» TASK TO CARRY OUT: Skipping all pictures, set down the lines of the listing from the first through the one with "var centroidZ = [0.362, 0.327, 0.497];".

» DATASET EXCERPT:
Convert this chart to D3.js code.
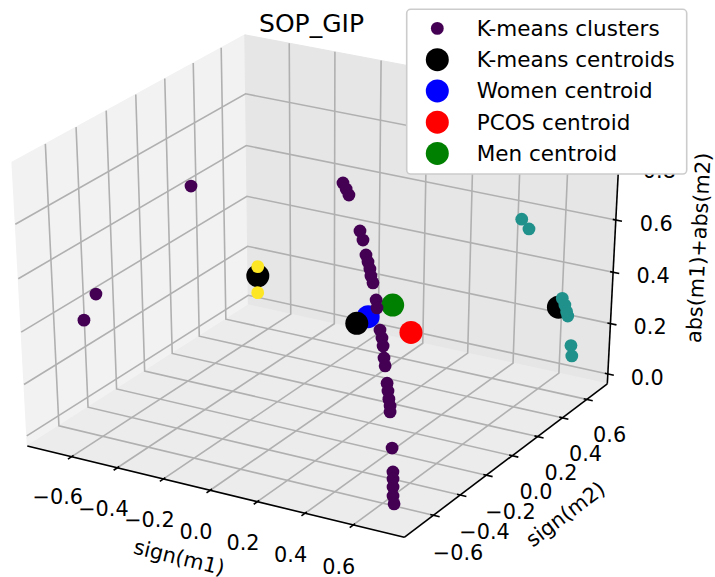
<!DOCTYPE html>
<html>
<head>
<meta charset="utf-8">
<script src="https://cdn.jsdelivr.net/npm/d3@7"></script>
<style>
body { margin: 0; background: #fff; }
svg { font-family: "DejaVu Sans", sans-serif; }
</style>
</head>
<body>
<script>
// K-means cluster points: sign(m1), sign(m2), abs(m1)+abs(m2), label
var clusterX = [-0.525, -0.695, -0.701,
  -0.043, -0.022, -0.002, 0.099, 0.125, 0.162, 0.181, 0.200, 0.216, 0.235,
  0.276, 0.293, 0.342, 0.363, 0.381, 0.405, 0.423, 0.460, 0.477, 0.494,
  0.510, 0.521, 0.591, 0.636, 0.649, 0.663, 0.679, 0.696,
  0.573, 0.608, 0.708, 0.725, 0.739, 0.748, 0.735, 0.751,
  -0.212, -0.180];
var clusterY = [-0.065, -0.467, -0.544,
  0.218, 0.205, 0.191, 0.098, 0.075, 0.033, 0.015, -0.004, -0.024, -0.042,
  -0.090, -0.113, -0.176, -0.198, -0.221, -0.256, -0.279, -0.329, -0.352, -0.375,
  -0.394, -0.413, -0.520, -0.592, -0.614, -0.638, -0.666, -0.688,
  0.467, 0.460, 0.558, 0.548, 0.537, 0.530, 0.594, 0.573,
  -0.114, -0.169];
var clusterZ = [0.752, 0.445, 0.371,
  0.761, 0.746, 0.732, 0.646, 0.624, 0.589, 0.572, 0.556, 0.539, 0.523,
  0.483, 0.464, 0.412, 0.394, 0.375, 0.347, 0.329, 0.289, 0.271, 0.252,
  0.236, 0.223, 0.140, 0.086, 0.070, 0.052, 0.032, 0.014,
  0.658, 0.630, 0.352, 0.333, 0.314, 0.301, 0.161, 0.131,
  0.523, 0.449];
var clusterLabel = [0, 0, 0,
  0, 0, 0, 0, 0, 0, 0, 0, 0, 0,
  0, 0, 0, 0, 0, 0, 0, 0, 0, 0,
  0, 0, 0, 0, 0, 0, 0, 0,
  1, 1, 1, 1, 1, 1, 1, 1,
  2, 2];

var centroidX = [0.175, 0.707, -0.200];
var centroidY = [-0.054, 0.531, -0.134];
var centroidZ = [0.362, 0.327, 0.497];

var womenCentroid = [0.203, -0.019, 0.381];
var pcosCentroid = [0.359, 0.026, 0.336];
var menCentroid = [0.267, 0.050, 0.414];

var xTicks = [-0.6, -0.4, -0.2, 0, 0.2, 0.4, 0.6];
var yTicks = [-0.6, -0.4, -0.2, 0, 0.2, 0.4, 0.6];
var zTicks = [0, 0.2, 0.4, 0.6, 0.8];

var clusterColors = ['#440154', '#21918c', '#fde725'];
var legendLabels = ['K-means clusters', 'K-means centroids', 'Women centroid', 'PCOS centroid', 'Men centroid'];
var legendColors = ['#440154', 'black', 'blue', 'red', 'green'];

var W = 715, H = 577;
var fs = 20.8;
var svg = d3.select('body').append('svg').attr('width', W).attr('height', H);

// box limits (with matplotlib's pane padding)
var xLim = [-0.7965, 0.809], yLim = [-0.813, 0.772], zLim = [-0.0394, 1.0238];
var xs = d3.scaleLinear().domain(xLim).range([-0.5, 0.5]);
var ys = d3.scaleLinear().domain(yLim).range([-0.5, 0.5]);
var zs = d3.scaleLinear().domain(zLim).range([-0.5, 0.5]);

// view like mplot3d: elev 30, azim -60, dist 10
var elev = 30, azim = -60, dist = 10;
var re = elev * Math.PI / 180, ra = azim * Math.PI / 180;
var nv = [Math.cos(ra) * Math.cos(re), Math.sin(ra) * Math.cos(re), Math.sin(re)];
var uv = [-nv[1], nv[0], 0];
var ul = Math.hypot(uv[0], uv[1]);
uv = [uv[0] / ul, uv[1] / ul, 0];
var vv = [nv[1] * uv[2] - nv[2] * uv[1], nv[2] * uv[0] - nv[0] * uv[2], nv[0] * uv[1] - nv[1] * uv[0]];

var sx = d3.scaleLinear().domain([0, 0.1]).range([321.8, 321.8 + 435.1]);
var sy = d3.scaleLinear().domain([0, 0.1]).range([277.5, 277.5 - 324]);

function dot(a, p) { return a[0] * p[0] + a[1] * p[1] + a[2] * p[2]; }
function projN(a, b, c) {
  var p = [a, b, c];
  var d = dist - dot(nv, p);
  return [sx(dot(uv, p) / d), sy(dot(vv, p) / d)];
}
function depth(a, b, c) { return dot(nv, [a, b, c]); }
function proj(x, y, z) { return projN(xs(x), ys(y), zs(z)); }

var line = d3.line();

// panes
var panes = [
  { c: '#f2f2f2', p: [[-0.5, -0.5, -0.5], [-0.5, 0.5, -0.5], [-0.5, 0.5, 0.5], [-0.5, -0.5, 0.5]] },
  { c: '#e6e6e6', p: [[-0.5, 0.5, -0.5], [0.5, 0.5, -0.5], [0.5, 0.5, 0.5], [-0.5, 0.5, 0.5]] },
  { c: '#ececec', p: [[-0.5, -0.5, -0.5], [0.5, -0.5, -0.5], [0.5, 0.5, -0.5], [-0.5, 0.5, -0.5]] }
];
svg.append('g').selectAll('path').data(panes).enter().append('path')
  .attr('d', function(d) { return line(d.p.map(function(q) { return projN(q[0], q[1], q[2]); })) + 'Z'; })
  .attr('fill', function(d) { return d.c; })
  .attr('stroke', function(d) { return d.c; });

// grid
var grid = [];
xTicks.forEach(function(t) { var a = xs(t); grid.push([[a, -0.5, -0.5], [a, 0.5, -0.5], [a, 0.5, 0.5]]); });
yTicks.forEach(function(t) { var b = ys(t); grid.push([[0.5, b, -0.5], [-0.5, b, -0.5], [-0.5, b, 0.5]]); });
zTicks.forEach(function(t) { var c = zs(t); grid.push([[-0.5, -0.5, c], [-0.5, 0.5, c], [0.5, 0.5, c]]); });
svg.append('g').selectAll('path').data(grid).enter().append('path')
  .attr('d', function(d) { return line(d.map(function(q) { return projN(q[0], q[1], q[2]); })); })
  .attr('fill', 'none').attr('stroke', '#b0b0b0').attr('stroke-width', 1.6);

// axis lines
var axes = [
  [[-0.5, -0.5, -0.5], [0.5, -0.5, -0.5]],
  [[0.5, -0.5, -0.5], [0.5, 0.5, -0.5]],
  [[0.5, 0.5, -0.5], [0.5, 0.5, 0.5]]
];
var axG = svg.append('g');
axG.selectAll('path').data(axes).enter().append('path')
  .attr('d', function(d) { return line(d.map(function(q) { return projN(q[0], q[1], q[2]); })); })
  .attr('stroke', 'black').attr('stroke-width', 1.6).attr('fill', 'none');

// ticks
var dl = 0.08, tOut = 0.2 * dl, tIn = 0.1 * dl;
var tickSegs = [];
xTicks.forEach(function(t) { var a = xs(t); tickSegs.push([projN(a, -0.5 - tOut, -0.5), projN(a, -0.5 + tIn, -0.5)]); });
yTicks.forEach(function(t) { var b = ys(t); tickSegs.push([projN(0.5 + tOut, b, -0.5), projN(0.5 - tIn, b, -0.5)]); });
zTicks.forEach(function(t) { var c = zs(t); tickSegs.push([projN(0.5 + tOut, 0.5, c), projN(0.5 - tIn, 0.5, c)]); });
axG.selectAll('.tk').data(tickSegs).enter().append('path').attr('class', 'tk')
  .attr('d', function(d) { return line(d); })
  .attr('stroke', 'black').attr('stroke-width', 1.6);

var fmt = d3.format('.1f');
var labs = [];
xTicks.forEach(function(t) { labs.push({ t: fmt(t), p: projN(xs(t), -0.565, -0.614) }); });
yTicks.forEach(function(t) { labs.push({ t: fmt(t), p: projN(0.565, ys(t), -0.614) }); });
zTicks.forEach(function(t) { var p = projN(0.57, 0.57, zs(t)); labs.push({ t: fmt(t), p: [p[0], p[1] + 8] }); });
svg.append('g').selectAll('text').data(labs).enter().append('text')
  .attr('x', function(d) { return d.p[0]; })
  .attr('y', function(d) { return d.p[1]; })
  .attr('text-anchor', 'middle').attr('dominant-baseline', 'central')
  .attr('font-size', fs).text(function(d) { return d.t; });

// axis labels
function ang(p0, p1) {
  var a = Math.atan2(p1[1] - p0[1], p1[0] - p0[0]) * 180 / Math.PI;
  if (a > 90) a -= 180;
  if (a <= -90) a += 180;
  return a;
}
var axLabels = [
  { t: 'sign(m1)', p: projN(0, -0.645, -0.66), r: ang(projN(-0.5, -0.5, -0.5), projN(0.5, -0.5, -0.5)) },
  { t: 'sign(m2)', p: projN(0.65, 0, -0.66), r: ang(projN(0.5, -0.5, -0.5), projN(0.5, 0.5, -0.5)) },
  { t: 'abs(m1)+abs(m2)', p: projN(0.647, 0.647, 0), r: ang(projN(0.5, 0.5, -0.5), projN(0.5, 0.5, 0.5)), dy: 8 }
];
svg.append('g').selectAll('text').data(axLabels).enter().append('text')
  .attr('transform', function(d) { return 'translate(' + d.p[0] + ',' + (d.p[1] + (d.dy || 0)) + ') rotate(' + d.r + ')'; })
  .attr('text-anchor', 'middle').attr('dominant-baseline', 'central')
  .attr('font-size', fs).text(function(d) { return d.t; });

// scatter
var R = 11.5, r = 6.4;
var pts = svg.append('g');
[[womenCentroid, 'blue'], [pcosCentroid, 'red'], [menCentroid, 'green']].forEach(function(c) {
  var p = proj(c[0][0], c[0][1], c[0][2]);
  pts.append('circle').attr('cx', p[0]).attr('cy', p[1]).attr('r', R).attr('fill', c[1]);
});
pts.selectAll('.km').data(centroidX.map(function(x, i) { return proj(x, centroidY[i], centroidZ[i]); }))
  .enter().append('circle').attr('class', 'km')
  .attr('cx', function(d) { return d[0]; }).attr('cy', function(d) { return d[1]; })
  .attr('r', R).attr('fill', 'black');

var cl = clusterX.map(function(x, i) {
  return { p: proj(x, clusterY[i], clusterZ[i]), d: depth(xs(x), ys(clusterY[i]), zs(clusterZ[i])), k: clusterLabel[i] };
});
cl.sort(function(a, b) { return a.d - b.d; });
pts.selectAll('.cl').data(cl).enter().append('circle').attr('class', 'cl')
  .attr('cx', function(d) { return d.p[0]; }).attr('cy', function(d) { return d.p[1]; })
  .attr('r', r).attr('fill', function(d) { return clusterColors[d.k]; });

// title
svg.append('text').attr('x', 311.5).attr('y', 32).attr('text-anchor', 'middle')
  .attr('font-size', 25).text('SOP_GIP');

// legend
var lg = svg.append('g');
lg.append('rect').attr('x', 406.7).attr('y', 9.3).attr('width', 280).attr('height', 164.7)
  .attr('rx', 4).attr('fill', 'white')
  .attr('stroke', '#cccccc').attr('stroke-width', 1.6);
var rows = lg.selectAll('g').data(legendLabels).enter().append('g')
  .attr('transform', function(d, i) { return 'translate(0,' + (28.4 + i * 31.25) + ')'; });
rows.append('circle').attr('cx', 437.3).attr('cy', 0)
  .attr('r', function(d, i) { return i === 0 ? r : R; })
  .attr('fill', function(d, i) { return legendColors[i]; });
rows.append('text').attr('x', 476.7).attr('y', 0).attr('dominant-baseline', 'central')
  .attr('font-size', 21.5).text(function(d) { return d; });
</script>
</body>
</html>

» FULL SOLUTION:
Convert this chart to D3.js code.
<!DOCTYPE html>
<html>
<head>
<meta charset="utf-8">
<script src="https://cdn.jsdelivr.net/npm/d3@7"></script>
<style>
body { margin: 0; background: #fff; }
svg { font-family: "DejaVu Sans", sans-serif; }
</style>
</head>
<body>
<script>
// K-means cluster points: sign(m1), sign(m2), abs(m1)+abs(m2), label
var clusterX = [-0.525, -0.695, -0.701,
  -0.043, -0.022, -0.002, 0.099, 0.125, 0.162, 0.181, 0.200, 0.216, 0.235,
  0.276, 0.293, 0.342, 0.363, 0.381, 0.405, 0.423, 0.460, 0.477, 0.494,
  0.510, 0.521, 0.591, 0.636, 0.649, 0.663, 0.679, 0.696,
  0.573, 0.608, 0.708, 0.725, 0.739, 0.748, 0.735, 0.751,
  -0.212, -0.180];
var clusterY = [-0.065, -0.467, -0.544,
  0.218, 0.205, 0.191, 0.098, 0.075, 0.033, 0.015, -0.004, -0.024, -0.042,
  -0.090, -0.113, -0.176, -0.198, -0.221, -0.256, -0.279, -0.329, -0.352, -0.375,
  -0.394, -0.413, -0.520, -0.592, -0.614, -0.638, -0.666, -0.688,
  0.467, 0.460, 0.558, 0.548, 0.537, 0.530, 0.594, 0.573,
  -0.114, -0.169];
var clusterZ = [0.752, 0.445, 0.371,
  0.761, 0.746, 0.732, 0.646, 0.624, 0.589, 0.572, 0.556, 0.539, 0.523,
  0.483, 0.464, 0.412, 0.394, 0.375, 0.347, 0.329, 0.289, 0.271, 0.252,
  0.236, 0.223, 0.140, 0.086, 0.070, 0.052, 0.032, 0.014,
  0.658, 0.630, 0.352, 0.333, 0.314, 0.301, 0.161, 0.131,
  0.523, 0.449];
var clusterLabel = [0, 0, 0,
  0, 0, 0, 0, 0, 0, 0, 0, 0, 0,
  0, 0, 0, 0, 0, 0, 0, 0, 0, 0,
  0, 0, 0, 0, 0, 0, 0, 0,
  1, 1, 1, 1, 1, 1, 1, 1,
  2, 2];

var centroidX = [0.175, 0.707, -0.200];
var centroidY = [-0.054, 0.531, -0.134];
var centroidZ = [0.362, 0.327, 0.497];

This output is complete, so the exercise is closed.